Церковь св. Вильгельма в Страсбурге считалась в то время одним из главных рассадников возродившегося в конце прошлого столетия культа Баха. Эрнст Мюнх был необыкновенным знатоком произведений кантора церкви св. Фомы. Он одним из первых отказался от модернизированного исполнения музыки кантат и "Страстей", принятого почти повсюду в конце XIX столетия. Со своим маленьким хором, в сопровождении выдающегося страсбургского оркестра, он стремился добиться истинно художественного исполнения. Многие вечера просиживали мы над партитурами кантат и "Страстей" в поисках правильного подхода к их интерпретации. Продолжателем дела Эрнста Мюнха в качестве дирижера на этих концертах стал его сын Фриц Мюнх, директор Страс-бургской консерватории.
Преклоняясь перед Бахом, я испытывал аналогичное чувство и по отношению к Рихарду Вагнеру. Шестнадцатилетним школьником в Мю-льхаузене я в первый раз смог пойти в театр на "Тангейзера". Его музыка завладела мной настолько, что в течение нескольких дней я был не в состоянии отнестись с должным вниманием к школьным урокам.
В Страсбурге, где под управлением Отто Лозе оперные спектакли ставились с величайшим мастерством, я имел возможность близко познакомиться со всеми произведениями Вагнера, за исключением "Пар-сифаля", которого в то время ставили только в Байрейте. Огромным событием стало для меня памятное возобновление постановки "Тетралогии" в Байрейте в 1896 г. — первое после премьеры 1876 г. Билеты мне достали мои парижские друзья. Чтобы компенсировать расходы на проезд, пришлось сократить питание до одного раза в день.
Сегодня, если мне случается присутствовать на вагнеровском спектакле со всевозможными сценическими эффектами, требующими к себе внимания наравне с музыкой (как если бы это было кино), я с грустью вспоминаю те прежние постановки "Тетралогии" в Байрейте, самая простота которых производила необыкновенное впечатление. И оформление спектакля, и исполнение — все было выдержано в духе великого композитора, тогда уже покойного.

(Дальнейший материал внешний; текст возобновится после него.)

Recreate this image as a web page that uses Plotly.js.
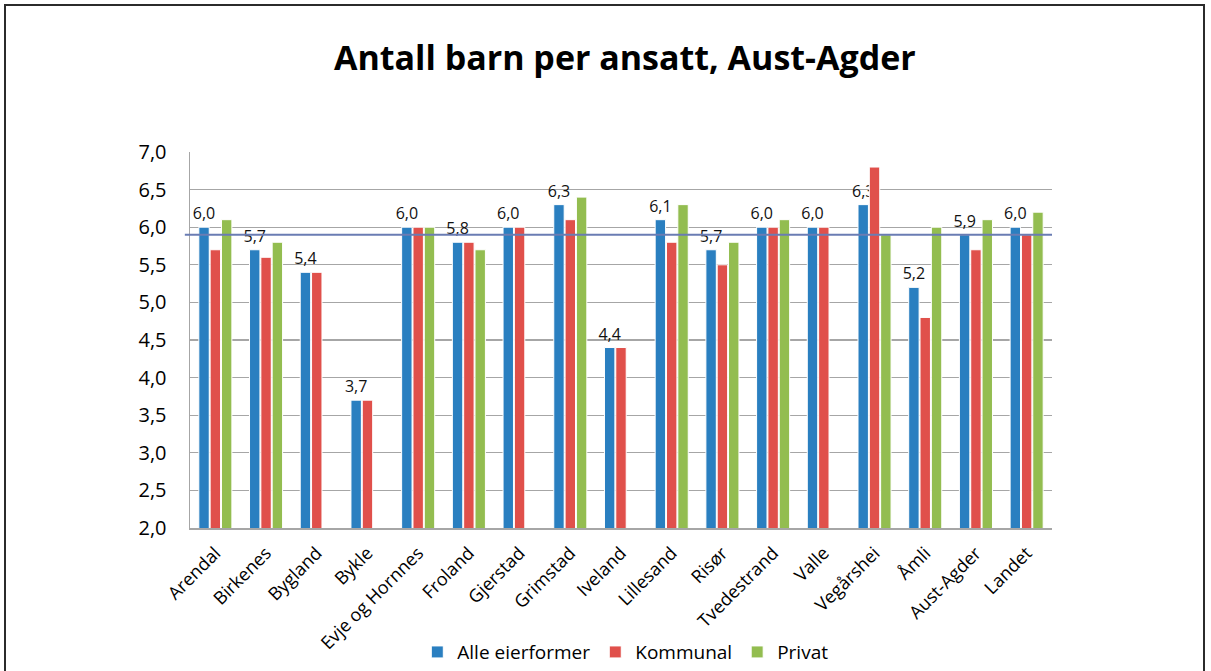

[Оркестром, как и в 1876 г., дирижировал Ганс Рихтер. Партию Логе исполнял Генрих Фогль, Брюнгильды — Лилли Леман. Оба они участвовали в первой постановке: Фогль — в той же партии, а Лилли Леман — в партии одной из дочерей Рейна.]
Фогль в роли Логе произвел на меня — и как певец, и как актер — глубочайшее впечатление. С момента своего появления он доминировал на сцене, не делая ни малейших усилий для того, чтобы обратить на себя внимание. Он не наряжался, как это делают 'современные исполнители, в костюм Арлекина и не танцевал, как сейчас модно, вокруг сцены в ритме лейтмотива Логе. Единственное, что бросалось в глаза, — это его красный плащ. Единственными движениями, выполняемыми в ритме музыки, были те, когда он как бы нехотя вскидывал свой плащ то на одно, то на другое плечо, устремив взор на происходящее вокруг него и, однако, оставаясь свободным от происходящего. Так он и стоял, олицетворяя беспокойную силу разрушения, среди богов, шествующих, ничего не подозревая, к предначертанной им гибели.
Быстро пролетели студенческие годы в Страсбурге. В конце лета 1897 г. я записался на экзамен по теологии. Темой так называемых "тезисов" было "Учение Шлейермахера о Тайной вечере и ее истолкование в Новом завете и вероучении реформаторов". Эти тезисы все кандидаты на прохождение экзамена должны были написать за восемь недель. По результатам работы принималось решение о допуске к экзамену.
Это задание вновь привело меня к проблеме евангелий и жизни Иисуса. Вынужденный изучить все исторические и догматические представления о Тайной вечере, я понял, насколько неудовлетворительны существующие объяснения смысла исторического торжественного обряда, совершенного Иисусом и его учениками, а также возникновения первохристианской ритуальной трапезы. Большую пищу для размышлений дало мне замечание Шлейермахера в его знаменитом "Учении о вере", в разделе, посвященном Тайной вечере. Он обращает внимание на тот факт, что, согласно описаниям вечери у Матфея и Марка, Иисус не вменяет в обязанность своим ученикам повторять трапезу. Поэтому нам, возможно, придется свыкнуться с мыслью, что установившийся в первохристианской общине обряд трапезы обязан своим происхождением ученикам Иисуса, но не Ему самому. Эта мысль, вскользь брошенная Шлейермахером в ходе блестящих диалектических рассуждений, во не разработанная до конца, т.е. до уяснения возможного исторического значения этого обстоятельства, не выходила у меня из головы и после того, как я кончил заданные мне тезисы.